Rows from a dataset of charts and code:
--------------------

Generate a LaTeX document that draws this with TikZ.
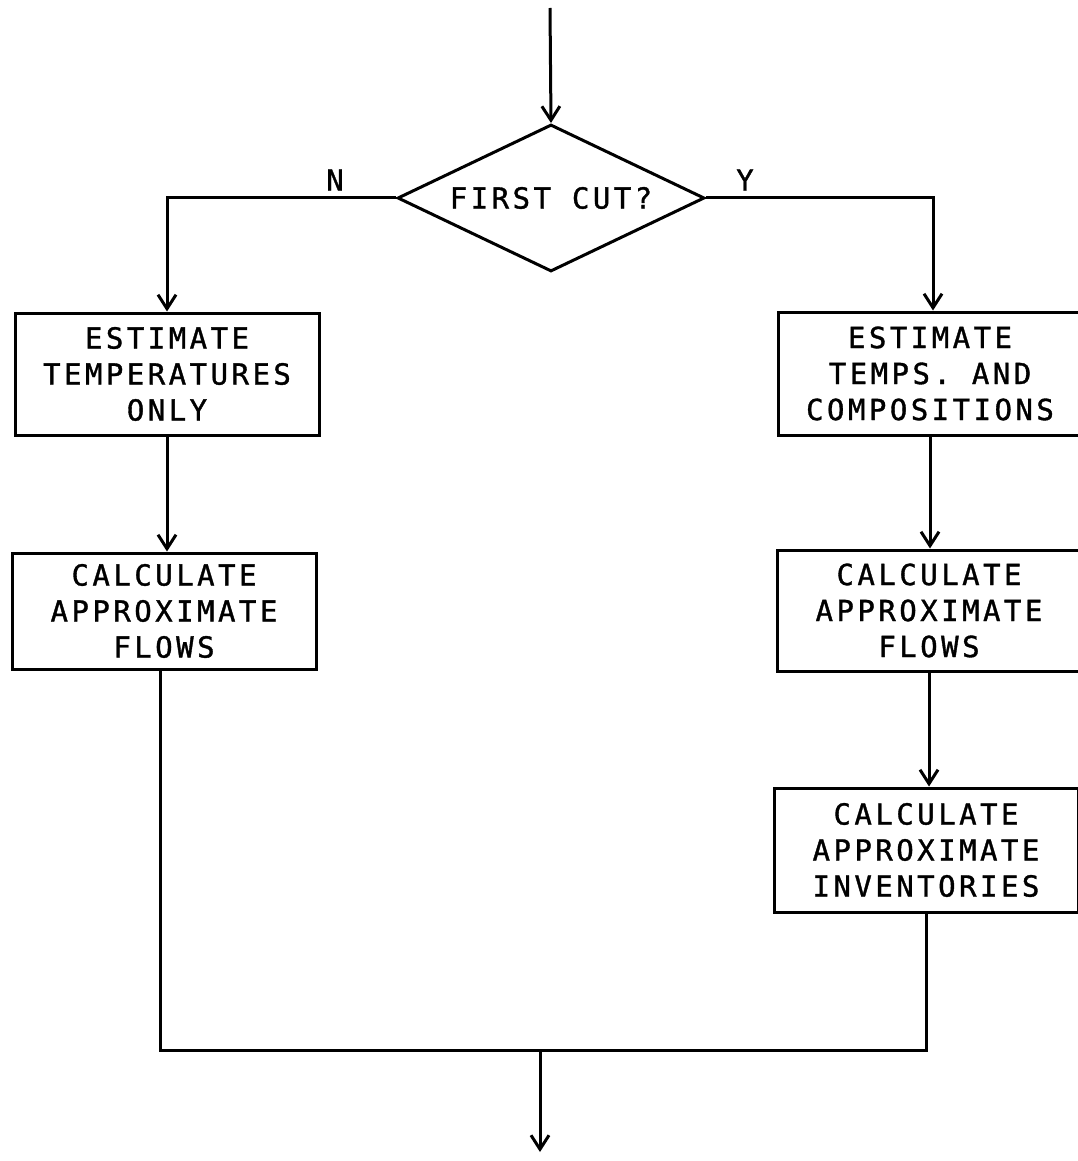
\documentclass[tikz,border=0pt]{standalone}
\usepackage{fontspec}
\newfontfamily\plotfont[LetterSpace=12,FakeBold=1.2]{DejaVu Sans Mono}
\usetikzlibrary{shapes.geometric,arrows.meta}
\tikzset{
  plottext/.style={font=\plotfont\fontsize{29}{36}\selectfont, align=center},
  procbox/.style={draw, line width=3pt, rectangle, minimum width=304pt, minimum height=122pt, inner sep=0pt, plottext},
  decbox/.style={draw, line width=3pt, diamond, shape aspect=2.09, minimum width=307pt, minimum height=147pt, inner sep=0pt, plottext},
  flow/.style={line width=3pt},
  arr/.style={flow, -{Straight Barb[length=14pt,width=18pt,line width=3pt]}},
  lbl/.style={plottext}
}
\begin{document}
\begin{tikzpicture}[x=1pt,y=-1pt]
\useasboundingbox (0,0) rectangle (1078,1161);
\coordinate (start) at (550,8);
\node[decbox] (dec) at (551,198) {FIRST CUT?};
\node[procbox] (l1) at (167,374) {ESTIMATE\\TEMPERATURES\\ONLY};
\node[procbox, minimum height=116pt] (l2) at (164,611) {CALCULATE\\APPROXIMATE\\FLOWS};
\node[procbox, minimum height=123pt] (r1) at (930,373.5) {ESTIMATE\\TEMPS. AND\\COMPOSITIONS};
\node[procbox, minimum height=121pt] (r2) at (929,610.5) {CALCULATE\\APPROXIMATE\\FLOWS};
\node[procbox, minimum height=124pt] (r3) at (926,850) {CALCULATE\\APPROXIMATE\\INVENTORIES};
\node[lbl] (nlab) at (335,180) {N};
\node[lbl] (ylab) at (745,180) {Y};
\coordinate (join) at (540,1050);
\coordinate (finish) at (540,1152);
\draw[arr] (start) -- (dec.north);
\draw[arr] (dec.west) -| (l1.north);
\draw[arr] (dec.east) -| ([xshift=3pt]r1.north);
\draw[arr] (l1.south) -- (l1.south |- l2.north);
\draw[arr] (r1.south) -- (r1.south |- r2.north);
\draw[arr] (r2.south) -- (r2.south |- r3.north);
\draw[flow] ([xshift=-4pt]l2.south) |- (join) -| (r3.south);
\draw[arr] (join) -- (finish);
\end{tikzpicture}
\end{document}
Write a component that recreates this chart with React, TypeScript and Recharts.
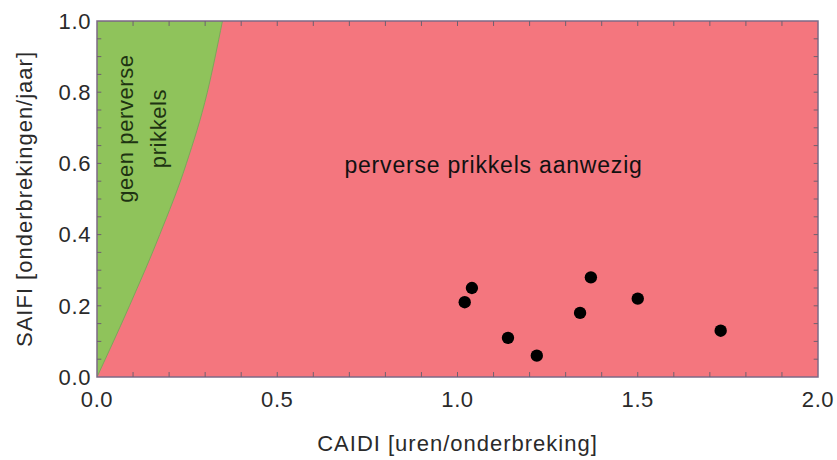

--------------------

Do this
Strip out the images, then output the records above word for word.

Right answer
Generate a LaTeX document that draws this with TikZ.
\documentclass[tikz,border=0pt]{standalone}
\usepackage{fontspec}
\newfontfamily\plotfont[LetterSpace=12,FakeBold=1.2]{DejaVu Sans Mono}
\usetikzlibrary{shapes.geometric,arrows.meta}
\tikzset{
  plottext/.style={font=\plotfont\fontsize{29}{36}\selectfont, align=center},
  procbox/.style={draw, line width=3pt, rectangle, minimum width=304pt, minimum height=122pt, inner sep=0pt, plottext},
  decbox/.style={draw, line width=3pt, diamond, shape aspect=2.09, minimum width=307pt, minimum height=147pt, inner sep=0pt, plottext},
  flow/.style={line width=3pt},
  arr/.style={flow, -{Straight Barb[length=14pt,width=18pt,line width=3pt]}},
  lbl/.style={plottext}
}
\begin{document}
\begin{tikzpicture}[x=1pt,y=-1pt]
\useasboundingbox (0,0) rectangle (1078,1161);
\coordinate (start) at (550,8);
\node[decbox] (dec) at (551,198) {FIRST CUT?};
\node[procbox] (l1) at (167,374) {ESTIMATE\\TEMPERATURES\\ONLY};
\node[procbox, minimum height=116pt] (l2) at (164,611) {CALCULATE\\APPROXIMATE\\FLOWS};
\node[procbox, minimum height=123pt] (r1) at (930,373.5) {ESTIMATE\\TEMPS. AND\\COMPOSITIONS};
\node[procbox, minimum height=121pt] (r2) at (929,610.5) {CALCULATE\\APPROXIMATE\\FLOWS};
\node[procbox, minimum height=124pt] (r3) at (926,850) {CALCULATE\\APPROXIMATE\\INVENTORIES};
\node[lbl] (nlab) at (335,180) {N};
\node[lbl] (ylab) at (745,180) {Y};
\coordinate (join) at (540,1050);
\coordinate (finish) at (540,1152);
\draw[arr] (start) -- (dec.north);
\draw[arr] (dec.west) -| (l1.north);
\draw[arr] (dec.east) -| ([xshift=3pt]r1.north);
\draw[arr] (l1.south) -- (l1.south |- l2.north);
\draw[arr] (r1.south) -- (r1.south |- r2.north);
\draw[arr] (r2.south) -- (r2.south |- r3.north);
\draw[flow] ([xshift=-4pt]l2.south) |- (join) -| (r3.south);
\draw[arr] (join) -- (finish);
\end{tikzpicture}
\end{document}
Write a component that recreates this chart with React, TypeScript and Recharts.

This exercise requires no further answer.